When a boy at the children’s home offers to take Kathy to meet his friends, she’s just happy to have something to do. Following the deaths of her parents, she was shipped from her village in northern England to London, where the people are icy, and she’s had a difficult time fitting in. She quickly realizes that her new friends constitute a street gang, but she is too lonely to reject their invitation to join them. Their leader, the magnetic, ambitious Gary, holds a particular allure for Kathy: she thinks that he’s like a character out of a novel. Kathy sees herself as a modern-day Becky Sharp, from Thackeray’s Vanity Fair, ingratiating herself with her new social circle: “Her old self was slipping away, but another one, altogether leaner, sharper and more efficient was slowly developing.” Gary sees himself as an underworld CEO, overseeing his many business interests while remaining one step ahead of the law.

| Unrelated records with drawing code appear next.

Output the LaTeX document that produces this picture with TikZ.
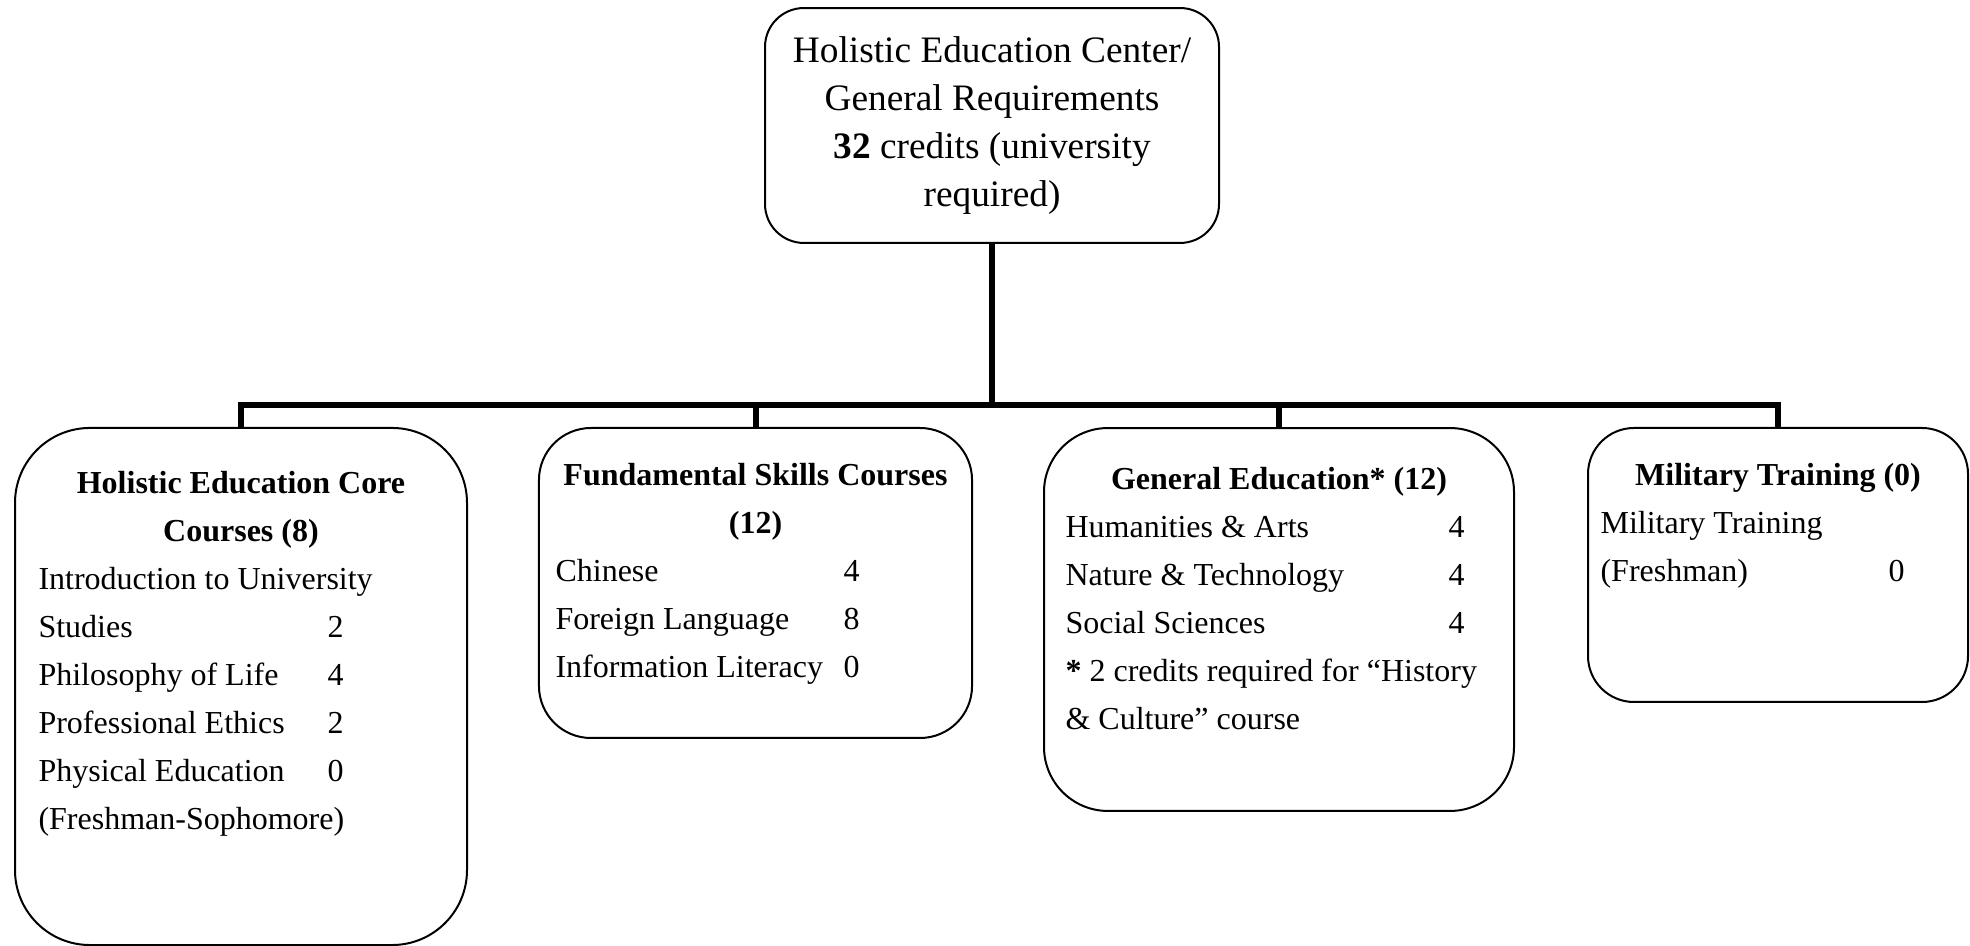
\documentclass[tikz,border=0pt]{standalone}
\usepackage{fontspec}
\setmainfont{Liberation Serif}

\tikzset{
  box/.style={draw, line width=0.75pt, inner sep=0pt},
  conn/.style={line width=2.25pt},
  txt/.style={anchor=base west, inner sep=0pt, font=\fontsize{12}{14}\selectfont},
  head/.style={anchor=base, inner sep=0pt, font=\fontsize{12}{14}\selectfont\bfseries},
}

\begin{document}
\begin{tikzpicture}[x=0.375pt,y=0.375pt,yscale=-1]
\useasboundingbox (0,0) rectangle (1970,946);

%Shape: Rounded Rect [id:top]
\node (top) [box, rounded corners=14.6pt, minimum width=170.25pt, minimum height=88.1pt, align=center, font=\fontsize{14}{18}\selectfont] at (992,125.5) {Holistic Education Center/\\General Requirements\\\textbf{32} credits (university\\required)};
%Shape: Rounded Rect [id:core]
\node (core) [box, rounded corners=28.1pt, minimum width=169.5pt, minimum height=193.9pt] at (241,686.5) {};
%Shape: Rounded Rect [id:skills]
\node (skills) [box, rounded corners=19.5pt, minimum width=162.4pt, minimum height=116.25pt] at (755.5,583) {};
%Shape: Rounded Rect [id:gened]
\node (gened) [box, rounded corners=24pt, minimum width=176.25pt, minimum height=143.6pt] at (1279,619.5) {};
%Shape: Rounded Rect [id:military]
\node (military) [box, rounded corners=17.25pt, minimum width=142.5pt, minimum height=102.75pt] at (1778,565) {};

%Straight Lines [id:tree]
\coordinate (bar) at (992,405);
\draw [conn] (top.south) -- (bar);
\draw [conn] (core.north) |- (bar) -| (military.north);
\draw [conn] (skills.north) -- (skills.north |- bar);
\draw [conn] (gened.north) -- (gened.north |- bar);

% Text Node
\node (coreH1) [head] at (241,494) {Holistic Education Core};
\node (coreH2) [head] at (241,542) {Courses (8)};
\node (core1) [txt] at (38,590) {Introduction to University};
\node (core2) [txt] at (38,638) {Studies};
\node (core2n) [txt] at (327,638) {2};
\node (core3) [txt] at (38,686) {Philosophy of Life};
\node (core3n) [txt] at (327,686) {4};
\node (core4) [txt] at (38,734) {Professional Ethics};
\node (core4n) [txt] at (327,734) {2};
\node (core5) [txt] at (38,782) {Physical Education};
\node (core5n) [txt] at (327,782) {0};
\node (core6) [txt] at (38,830) {(Freshman-Sophomore)};

% Text Node
\node (skillsH1) [head] at (755.5,486) {Fundamental Skills Courses};
\node (skillsH2) [head] at (755.5,534) {(12)};
\node (skills1) [txt] at (555,582) {Chinese};
\node (skills1n) [txt] at (843,582) {4};
\node (skills2) [txt] at (555,630) {Foreign Language};
\node (skills2n) [txt] at (843,630) {8};
\node (skills3) [txt] at (555,678) {Information Literacy};
\node (skills3n) [txt] at (843,678) {0};

% Text Node
\node (genedH) [head] at (1279,490) {General Education* (12)};
\node (gened1) [txt] at (1065,538) {Humanities \& Arts};
\node (gened1n) [txt] at (1448,538) {4};
\node (gened2) [txt] at (1065,586) {Nature \& Technology};
\node (gened2n) [txt] at (1448,586) {4};
\node (gened3) [txt] at (1065,634) {Social Sciences};
\node (gened3n) [txt] at (1448,634) {4};
\node (gened4) [txt] at (1065,682) {\textbf{*} 2 credits required for ``History};
\node (gened5) [txt] at (1065,730) {\& Culture'' course};

% Text Node
\node (militaryH) [head] at (1778,486) {Military Training (0)};
\node (military1) [txt] at (1600,534) {Military Training};
\node (military2) [txt] at (1600,582) {(Freshman)};
\node (military2n) [txt] at (1888,582) {0};

\end{tikzpicture}
\end{document}
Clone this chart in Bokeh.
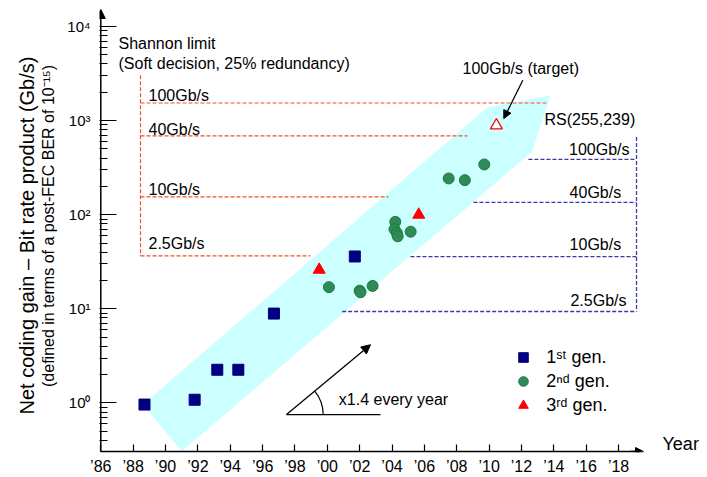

But his management style becomes brutal, and an atmosphere of fear soon replaces Kathy’s excitement. She thinks increasingly of her past: of the Romany woman who told her of old legends and the Northumberland landscape. She decides she must seek out her grandfather, from whom she was separated after the deaths of her parents. Perhaps she can rebuild something of her old life—if only she’s able to extricate herself from the new one. Forster’s narrative voice is pitched to Kathy’s anxiousness, resulting in a world that is equal parts menacing and romantic. The narrative intersperses the crowded, anonymous language of London with Kathy’s vivid recollections of the Northumberland moors of her previous life: “The heather too burned, but in a different way. It filled the landscape, as far as she could see, with a blazing purple, set off here and there by green bracken.” The tale’s conclusion is predictably Dickensian, and a bit of unexpected religiosity begins to slip in toward the end, but the book keeps the reader invested, curious to see just where Kathy lands.

A well-crafted coming-of-age novel that skillfully chronicles the trials of a lonely orphan who joins a street gang.